La cheffe Julie Berchoux ©Julie Berchoux

A son retour en France, elle retente l’expérience de l’étoilé, en rejoignant un établissement gastronomique de luxe. Là encore, l’ambiance de travail est empreinte de misogynie : « J’ai commencé à penser que, si je voulais réussir dans ce métier, je devais me comporter comme un homme ». Elle raconte : « Tous les midis avant le service, le chef servait des shots d’alcool à toute l’équipe : si on refusait de boire, il nous malmenait » ; « Puisque j’acceptais on me laissait tranquille, mais je me souviens d’une fille qui était victime d’harcèlement sexuel parce qu’elle ne buvait pas ».


Elle part donc travailler dans les cuisines de l’hôtel Le Scribe, avant de poursuivre son ascension vers un établissement doté de trois étoiles au guide Michelin. Mais, à 25 ans, elle décide de mettre fin à son expérience en restaurants gastronomiques : « J’étais tellement obsédée par l’envie de monter en grade que je marchais sur les autres pour y parvenir : je n’aimais pas le personnage que je devenais » ; « Je voulais arrêter avant que cet environnement toxique ne déteigne trop sur moi », confie Julie.


Elle plie alors bagages pour la Suède, où elle travaille pendant six mois dans un restaurant de la capitale. Là-bas, une nouvelle opportunité s’offre à elle : intégrer les cuisines d’un restaurant haut de gamme sur un bateau de croisière. Curieuse de découvrir l’envers du décor, elle accepte sans hésiter.


A son retour, elle contracte la maladie de Crohn. Ne pouvant plus manger aucun aliment acide ou à base de fibres, l’exercice de son métier s’avère plus compliqué. Passionnée, elle poursuit malgré tout son activité, et occupe des postes de cheffe dans différents restaurants de la capitale.

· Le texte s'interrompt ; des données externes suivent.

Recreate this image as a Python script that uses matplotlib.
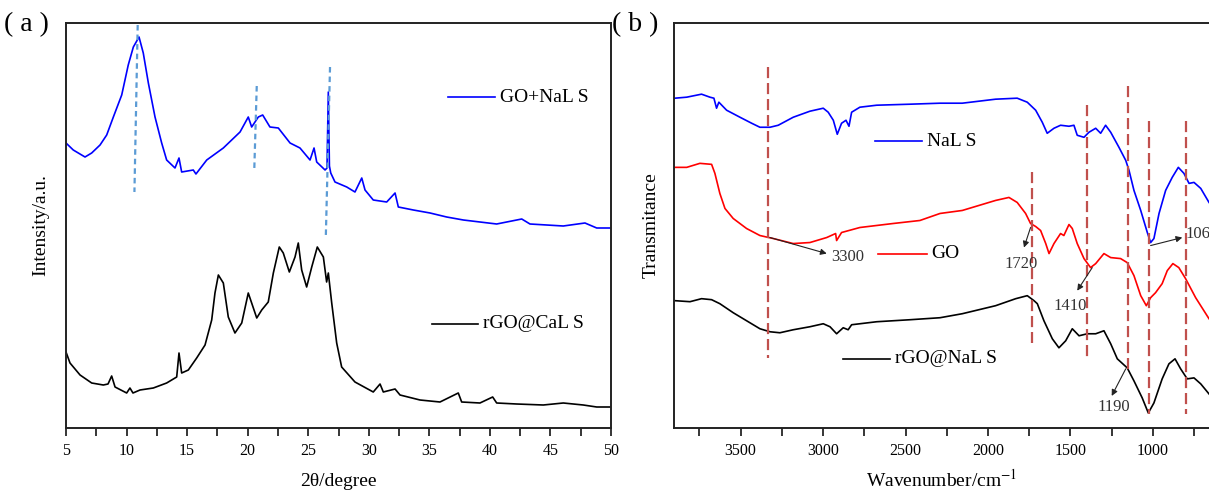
import matplotlib
matplotlib.use("Agg")
import matplotlib.pyplot as plt
from matplotlib.ticker import MultipleLocator

plt.rcParams['font.family'] = ['Liberation Serif', 'DejaVu Serif', 'Noto Sans CJK SC']
plt.rcParams['mathtext.fontset'] = 'stix'

# ---- (a) XRD ----
two_theta_go = [5.00, 5.60, 6.57, 7.12, 7.81, 8.36, 8.91, 9.60, 10.14, 10.56, 11.03, 11.38,
                11.80, 12.35, 12.90, 13.31, 14.00, 14.33, 14.55, 15.51, 15.73, 16.62, 17.99,
                19.37, 20.05, 20.33, 20.88, 21.24, 21.84, 22.53, 23.50, 24.32, 25.15, 25.48,
                25.70, 26.39, 26.55, 26.66, 26.75, 26.86, 27.21, 28.18, 28.86, 29.42, 29.69,
                30.37, 31.48, 32.17, 32.44, 33.68, 35.06, 36.43, 37.81, 39.18, 40.56, 42.63,
                43.31, 44.69, 46.06, 47.85, 48.82, 49.92]
int_go = [285, 278, 271, 275, 283, 293, 311, 333, 363, 381, 391, 375,
          345, 311, 285, 268, 260, 270, 256, 258, 254, 268, 280,
          296, 311, 301, 311, 313, 301, 300, 285, 280, 268, 280,
          266, 258, 260, 336, 262, 255, 246, 241, 236, 250, 238,
          228, 226, 235, 221, 218, 215, 211, 208, 206, 204, 209,
          204, 203, 202, 205, 200, 200]

two_theta_rgo = [5.00, 5.33, 6.16, 7.12, 8.08, 8.47, 8.77, 9.05, 10.01, 10.28, 10.53, 11.11,
                 12.21, 13.31, 14.14, 14.33, 14.55, 15.10, 15.79, 16.48, 17.03, 17.30, 17.58,
                 17.99, 18.40, 18.95, 19.51, 20.05, 20.33, 20.75, 21.16, 21.70, 22.12, 22.61,
                 22.94, 23.44, 23.91, 24.18, 24.46, 24.87, 25.29, 25.75, 26.25, 26.52, 26.66,
                 26.94, 27.35, 27.76, 28.86, 30.37, 30.93, 31.20, 32.17, 32.58, 34.23, 35.88,
                 37.39, 37.67, 39.18, 40.23, 40.56, 42.21, 44.41, 46.06, 47.71, 48.82, 49.92]
int_rgo = [76, 65, 53, 45, 43, 44, 52, 41, 35, 40, 35, 38,
           40, 45, 51, 75, 55, 58, 70, 83, 108, 135, 153,
           145, 111, 95, 105, 135, 125, 110, 118, 126, 155, 181,
           175, 156, 171, 185, 158, 141, 161, 181, 171, 146, 155,
           125, 85, 61, 46, 36, 44, 36, 39, 33, 28, 26,
           35, 26, 25, 31, 25, 24, 23, 25, 23, 21, 21]

# guide lines: (x top, x bottom, y top, y bottom)
xrd_guides = [(10.92, 10.65, 403, 236), (20.75, 20.55, 342, 260), (26.80, 26.45, 361, 190)]

# ---- (b) FTIR ----
wn_nals = [3898, 3827, 3737, 3686, 3662, 3646, 3632, 3585, 3504, 3433, 3383, 3322, 3272,
           3181, 3080, 2999, 2969, 2938, 2914, 2888, 2861, 2843, 2827, 2777, 2675, 2473,
           2291, 2156, 1954, 1823, 1762, 1711, 1671, 1641, 1600, 1560, 1509, 1479, 1459,
           1418, 1388, 1347, 1317, 1287, 1256, 1206, 1165, 1145, 1115, 1074, 1034, 1014,
           994, 963, 923, 883, 846, 812, 781, 751, 710, 660]
t_nals = [329, 330, 333, 330, 329, 319, 325, 317, 310, 304, 300, 300, 302,
          310, 316, 319, 315, 307, 293, 304, 307, 301, 315, 320, 322, 323,
          324, 324, 328, 329, 325, 317, 305, 294, 299, 302, 301, 302, 292,
          290, 295, 299, 294, 302, 295, 280, 267, 257, 237, 217, 195, 185,
          189, 214, 237, 250, 260, 254, 244, 245, 239, 225]

wn_go = [3898, 3827, 3747, 3676, 3656, 3626, 3595, 3545, 3464, 3383, 3302, 3181, 3080,
         2978, 2924, 2918, 2888, 2777, 2575, 2413, 2291, 2156, 1954, 1873, 1823, 1772,
         1742, 1711, 1681, 1650, 1630, 1600, 1560, 1540, 1509, 1489, 1459, 1418, 1378,
         1347, 1297, 1256, 1196, 1156, 1115, 1074, 1040, 1014, 984, 944, 913, 879, 843,
         802, 741, 660]
t_go = [260, 260, 264, 263, 254, 234, 219, 209, 199, 192, 189, 184, 185,
        190, 194, 187, 195, 200, 204, 207, 214, 217, 227, 230, 225, 214,
        204, 201, 197, 184, 174, 184, 194, 192, 203, 199, 184, 169, 160,
        164, 174, 170, 169, 165, 152, 132, 122, 130, 135, 144, 157, 164, 160,
        149, 130, 109]

wn_rgo = [3898, 3807, 3737, 3676, 3626, 3545, 3464, 3383, 3322, 3262, 3181, 3080, 2999,
          2958, 2918, 2878, 2848, 2827, 2675, 2473, 2291, 2156, 1954, 1832, 1762, 1721,
          1701, 1661, 1610, 1570, 1529, 1489, 1448, 1398, 1347, 1297, 1256, 1216, 1156,
          1115, 1065, 1028, 994, 944, 903, 866, 832, 792, 751, 710, 660]
t_rgo = [127, 126, 129, 128, 124, 115, 107, 99, 96, 95, 98, 101, 104,
         101, 94, 100, 98, 103, 106, 108, 110, 114, 122, 129, 132, 127,
         124, 107, 89, 80, 87, 99, 92, 94, 94, 97, 84, 69, 60,
         47, 30, 15, 25, 49, 64, 69, 59, 49, 50, 44, 34]

# guide lines: (wavenumber, y top, y bottom)
ftir_guides = [(3336, 360, 70), (1732, 255, 85), (1398, 322, 69), (1150, 341, 57),
               (1024, 306, 14), (801, 306, 14)]
# peak labels: (text, curve point, arrow head, text position, ha)
ftir_marks = [("3300", (3322, 190), (2978, 174), (2948, 171), 'left'),
              ("1720", (1742, 200), (1782, 180), (1802, 164), 'center'),
              ("1410", (1368, 160), (1459, 137), (1499, 122), 'center'),
              ("1190", (1165, 59), (1250, 32), (1240, 21), 'center'),
              ("1060", (1014, 182), (822, 190), (802, 194), 'left')]

W, H = 1209, 492
fig = plt.figure(figsize=(W / 100, H / 100), dpi=100)

def box(l, r, t=23, b=428):
    return [l / W, 1 - b / H, (r - l) / W, (b - t) / H]

def style(ax):
    for s in ax.spines.values():
        s.set_linewidth(1.4)
        s.set_color('#222222')
    ax.tick_params(axis='x', which='both', direction='out', length=6, width=1.1,
                   labelsize=11.5, pad=5)
    ax.tick_params(axis='y', which='both', left=False, labelleft=False)

ax1 = fig.add_axes(box(66, 611))
style(ax1)
ax1.plot(two_theta_go, int_go, color='#0000ff', lw=1.2)
ax1.plot(two_theta_rgo, int_rgo, color='black', lw=1.2)
for xt, xb, yt, yb in xrd_guides:
    ax1.plot([xt, xb], [yt, yb], color='#5b9bd5', lw=1.6, dashes=(2.5, 1.8))
ax1.plot([36.54, 40.42], [331, 331], color='#0000ff', lw=1.2)
ax1.text(40.8, 331, "GO+NaL\u2009S", fontsize=14, va='center')
ax1.plot([35.22, 39.02], [104, 104], color='black', lw=1.2)
ax1.text(39.4, 104, "rGO@CaL\u2009S", fontsize=14, va='center')
ax1.set_xlim(5, 50)
ax1.set_ylim(0, 405)
ax1.xaxis.set_major_locator(MultipleLocator(5))
ax1.xaxis.set_minor_locator(MultipleLocator(2.5))
ax1.set_xlabel("2θ/degree", fontsize=14, labelpad=10)
ax1.set_ylabel("Intensity/a.u.", fontsize=14, labelpad=12)

ax2 = fig.add_axes(box(674, 1209))
style(ax2)
ax2.spines['right'].set_visible(False)
ax2.plot(wn_nals, t_nals, color='#0000ff', lw=1.2)
ax2.plot(wn_go, t_go, color='#ff0000', lw=1.2)
ax2.plot(wn_rgo, t_rgo, color='black', lw=1.2)
for w, yt, yb in ftir_guides:
    ax2.plot([w, w], [yt, yb], color='#c0504d', lw=1.6, dashes=(5, 2.2))
for txt, tail, head, pos, ha in ftir_marks:
    ax2.annotate("", xy=head, xytext=tail,
                 arrowprops=dict(arrowstyle='-|>', color='#222222', lw=0.8,
                                 mutation_scale=9, shrinkA=0, shrinkB=0))
    ax2.text(pos[0], pos[1], txt, fontsize=12, color='#333333', ha=ha, va='center',
             clip_on=False)
ax2.plot([2686, 2402], [286, 286], color='#0000ff', lw=1.2)
ax2.text(2370, 286, "NaL\u2009S", fontsize=14, va='center')
ax2.plot([2666, 2372], [174, 174], color='#ff0000', lw=1.2)
ax2.text(2342, 174, "GO", fontsize=14, va='center')
ax2.plot([2878, 2595], [69, 69], color='black', lw=1.2)
ax2.text(2564, 69, "rGO@NaL\u2009S", fontsize=14, va='center')
ax2.set_xlim(3904, 660)
ax2.set_ylim(0, 404)
ax2.xaxis.set_major_locator(MultipleLocator(500))
ax2.xaxis.set_minor_locator(MultipleLocator(250))
ax2.set_xlabel(r"Wavenumber/cm$^{-1}$", fontsize=14, labelpad=7)
ax2.set_ylabel("Transmitance", fontsize=14, labelpad=10)

fig.text(4 / W, 1 - 25 / H, "( a )", fontsize=20, va='center', ha='left')
fig.text(612 / W, 1 - 25 / H, "( b )", fontsize=20, va='center', ha='left')

fig.savefig("out.png", dpi=100)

Mais après quelques années, sa carrière prend un nouveau tournant : elle démissionne pour s’installer en banlieue parisienne, et devient cuisinière dans une MECS, Maison d’Enfants à Caractère Social. « Au début, le patron pensait que j’étais trop qualifiée pour le poste, et que j’allais partir au bout de quelques semaines », se rappelle-t-elle dans un sourire. Pourtant, appréciant cette nouvelle vie loin du quotidien stressant des brigades, elle y reste plusieurs années.


Puis, elle réalise son rêve en ouvrant son propre restaurant. Malheureusement, malgré un petit éventail d’habitués, l’affaire s’écroule rapidement : « J’ai mis longtemps à comprendre que je devais m’adapter aux clients, et pas l’inverse » ; « Malgré les demandes, je me refusais à proposer certains plats incontournables, ce qui m’a fait perdre un bon nombre de visiteurs ».

La crise du Covid et le confinement la poussent à se renouveler : Julie, pour passer le temps, commence à filmer des tutoriels de recettes qu’elle poste sur sa chaîne Youtube. Fort du succès de ses vidéos, elle répond aux sollicitations de certains de ses abonnés et commence à proposer des ateliers de cuisine en présentiel.


C’est alors que vient le déclic : elle veut de nouveau lancer son business, cette fois-ci uniquement en vente à emporter. Favorisée par la fermeture des restaurants, « Berchoux » connait un vif succès dès son ouverture. La carte, renouvelée quotidiennement propose des repas abordables faits maison, élaborés à partir d’ingrédients achetés auprès de producteurs locaux. Engagée, la cheffe place l’écologie au cœur de son projet : « Chaque semaine, je vais au marché : les commerçants me vendent à bas prix leurs invendus, que je réutilise dans mes recettes » ; « C’est ma façon de lutter, à mon échelle, contre le gaspillage alimentaire ». Pour les clients qui apportent leurs propres contenants, une réduction est appliquée lors du passage en caisse.


A la rentrée dernière, « Berchoux » s’est agrandi : Julie a récupéré le local d’à côté pour en faire une petite cantine. Chaises, tables et couverts sont mis à disposition des clients qui peuvent s’installer pour déguster les plats de Julie au chaud : « Au début, le propriétaire n’était pas particulièrement séduit par mon idée, mais les habitants de l’immeuble lui ont écrit une lettre pour le convaincre : et ça a marché ! », s’exclame l’entrepreneure. Elle ajoute : « Ce qui me plaît le plus dans mon activité actuelle, c’est mes clients : j’ai beaucoup d’habitués, et j’apprécie toujours autant échanger avec eux ! ».